Brokers aren’t the only ones who should be concerned about the Department of Labor’s fiduciary proposal, according to a brokerage industry trade group. The Financial Services Institute reiterated Tuesday that imposing a fiduciary mandate on advisors to retirement accounts would be a costly and complex burden for all advisors, regardless of business model.
“The proposal applies to both broker/dealer advisors and advisors of investment advisory firms,” David Bellaire, FSI’s executive vice president and general counsel, said in a call with press on Tuesday. If advisors working at either a b/d or an RIA provide conflicted advice or differential compensation, they would be required to comply with the procedures to disclose those exemptions.
Pershing Advisor Solutions’ CEO Mark Tibergien agreed, saying last month the implications of the proposal were “grave” for RIAs. “Even registered investment advisors will be potentially impacted by it because there will be a different standard as defined by the Department of Labor that will affect all kinds of retirement accounts, including IRAs.”
“There are two different fiduciary duties at play here," Bellaire said Tuesday. “One is long established under the Advisors’ Act of 1940 and applies to investment advisors. A new proposal from the Department of Labor that would apply to any financial advisor or any financial institution that meets the definition. Achieving compliance with the ‘40 Act doesn’t solve your obligations to comply under the new rule.”
FSI is concerned that the proposed best interest contract exemptions, which allow for exemptions to the rule under certain circumstances if clients sign a waiver, would keep business away from advisors.
Bellaire says that clients tend to shop around for an advisor, having discussions with several before signing on. Under the current proposal, clients would have to sign a best interest contract when they walked in the door, Bellaire says. For the clients in existing retirement accounts that are commission-based, they would be unable to get advice until after they signed a contract.

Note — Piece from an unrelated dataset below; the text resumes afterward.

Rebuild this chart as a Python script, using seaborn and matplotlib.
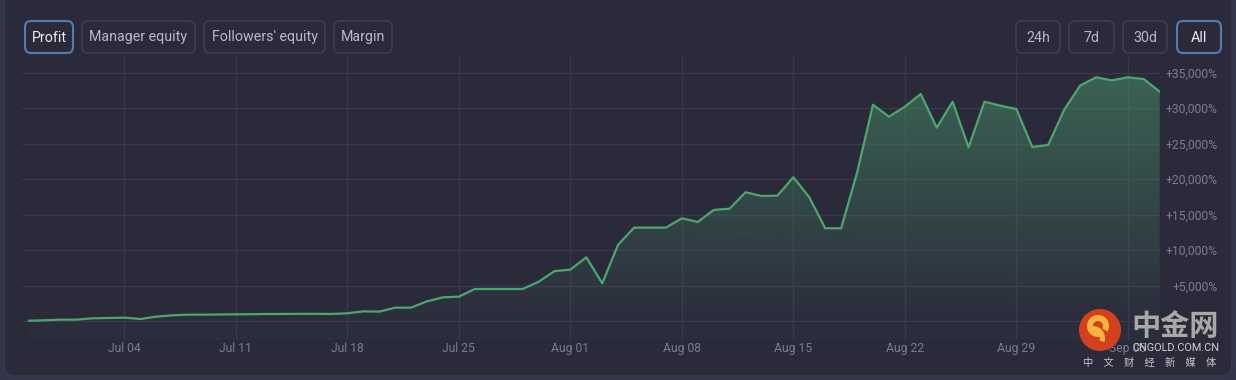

FSI also raised concerns around the proposal's requirement that firms disclose all direct and indirect compensation that is, or could be, earned on every investment for every financial advisor, the firm or its affiliates on the firm's website. “This is a hugely complex and costly undertaking that firms do not currently provide in any format,” Bellaire says.
The proposal also requires firms to provide the total costs of any transaction over one, five and ten-year periods, both at the point-of-sale and again annually. “It requires projecting investment growth, which is in contravention of FINRA and NPC rules,” Bellaire says.
The FSI is also concerned it would prohibit putting client money in non-traded REITs, business development companies and other alternative investments.
The organization will file its comment letter next Tuesday, as well as release an analysis of the Labor Department’s cost-benefit impact study done by Oxford Economics.
“We’re not just offering complaints with the current proposal, our comment letter will also include alternate approaches we think will achieve the Department of Labor’s goals without the costs, expense and confusion the current proposal will result in,” Bellaire said, including ways to “leverage disclosures that are already provided and available and reposition them so that they address the Department of Labor’s concerns.”